Your current pain and guilt about your husband are natural at this time. It is where your focus lies now - asit should. But in time, this focus fades, and then you will see more clearly that the kids are the ones for whom this pricve may be too high to pay. Remember, both you and your husband are the ones who exercised choice in this situation - the kids didn't get one. Be sure your choices honour their needs too.

My two kids were nearly adult when I left MsCR. And both (boys) have unhealthy attitudes about women. One is intimidated by them and has had no relationship of consequence with one. The other treats them very disrespectfully, tossing them aside at will. I don't think me staying helped one bit.

Sobering and thought provoking. As a slight digress, do you think that ultimately parental behaviour and the home environment are the ONLY influence on children? Yes it's of course highly formative, but as a parent it is our egotistical perogative to assume we are fully responsible for their development.

I am also interested in the other developmental factors that are beyond our control. Extended family influences (esp grandparents, step parents), societal and cultural aspects, advertising, TV, their friendships and sibling relationships, schooling, their diets even. And also their own inherent or 'organic' natures that they are born with (both my boys are very different, even as babies!), their own "karma" if you like, that is uniquely expressed by them in response to the myriad of environmental influences.

Nature vs. nurture....

Baz you will never know if your boys would have turned out differently had you left the marriage earlier. They may not have - it may have made things worse for them! As a parent it is our burden to blame ourselves for our children's shortcomings. It is just not possible to know what alternative realities may have existed.

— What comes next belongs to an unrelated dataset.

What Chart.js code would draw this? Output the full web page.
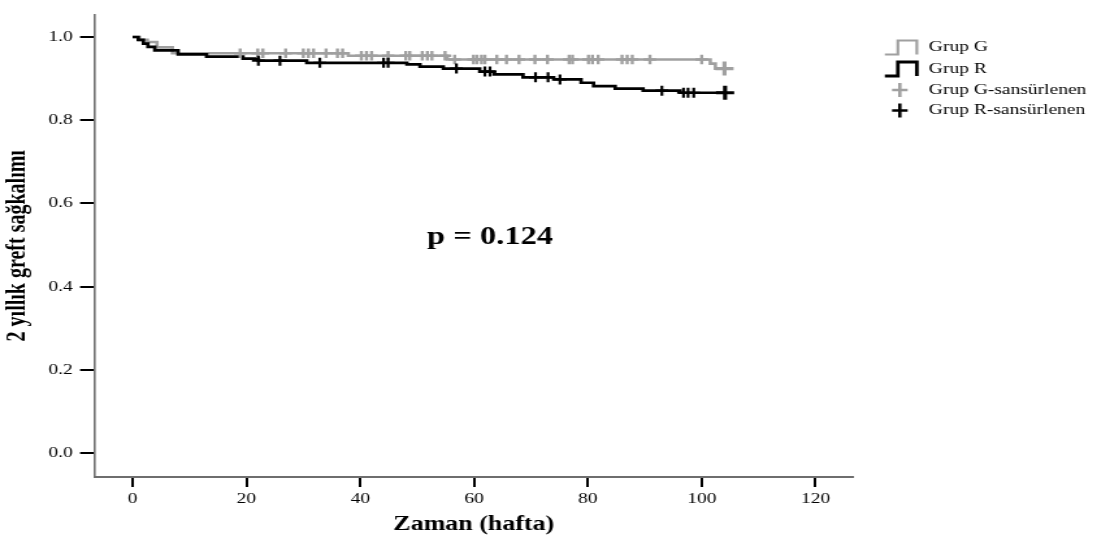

The home environment is acknowledged by researchers as NOT being the most profound influence in certain sectors - such as decisions about social behaviour.
But when it comes down to spousal and partner roles, the home experience is profound. One of the saddest things is that even where someone consciously decides NOT to be like a parent, their unconscious may still strongly influence them to make choices based on the legacy they have from their parent/s.

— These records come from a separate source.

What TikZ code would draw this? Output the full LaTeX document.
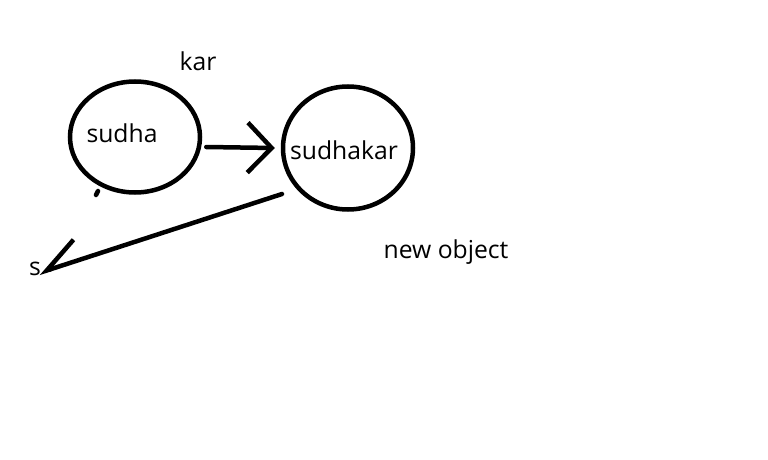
\documentclass[tikz,border=0pt]{standalone}
\usepackage{fontspec}
\setmainfont{Open Sans}
\usetikzlibrary{arrows.meta,shapes.geometric}
\tikzset{
  blob/.style={draw, ellipse, line width=4.5pt, inner sep=0pt},
  word/.style={font=\fontsize{24.7}{28}\selectfont, inner sep=0pt},
  stroke/.style={line width=4.5pt, line cap=round},
}
\begin{document}
\begin{tikzpicture}[x=1pt,y=-1pt]
\useasboundingbox (0,0) rectangle (768,460);
% the two objects
\node[blob, minimum width=130pt, minimum height=111pt] (sudha) at (135,137) {};
\node[word] (sudhaname) at (122,133) {sudha};
\node[blob, minimum width=130pt, minimum height=123pt] (sudhakar) at (348,148) {};
\node[word] (sudhakarname) at (344,150) {sudhakar};

\node[word] (kar) at (198,61) {kar};
\node[word] (newobj) at (446,252) {new object};
\node[word] (s) at (35,269) {s};

% connectors
\draw[stroke, -{Straight Barb[length=24pt, width=50pt]}] ([xshift=4pt, yshift=-10pt]sudha.east) -- ([xshift=-6pt]sudhakar.west);
\coordinate (tail) at (282,194);
\draw[stroke, -{Straight Barb[length=35pt, width=42pt, right]}] (tail) -- ([xshift=4pt, yshift=-4pt]s.center);
\draw[stroke] (96,195) -- (98,191);
\end{tikzpicture}
\end{document}
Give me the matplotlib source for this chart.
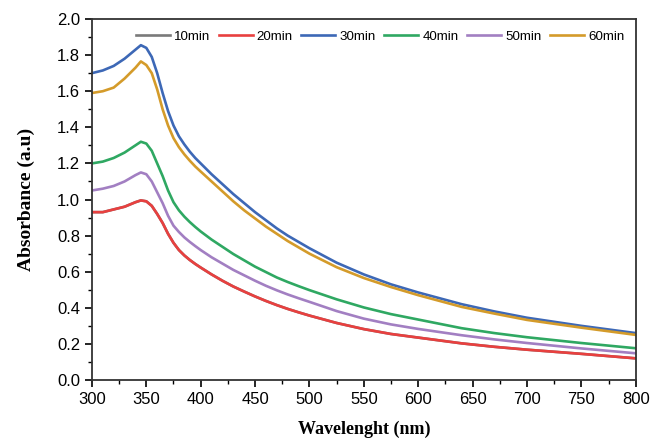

What you say is reasonable enough MsCR. This whole scenario is a matter of informed choice. If someone has truly turned that matter upside down, inside out and made an informed choice, then that is all anyone can do. The thrust of this post was to challenge the truism that you "stay for the kids". It seems to me to be a very high risk strategy to do so. Will the risk turn into injury ?? Who's to know. In my case, with my kids, I believe injury was sustained.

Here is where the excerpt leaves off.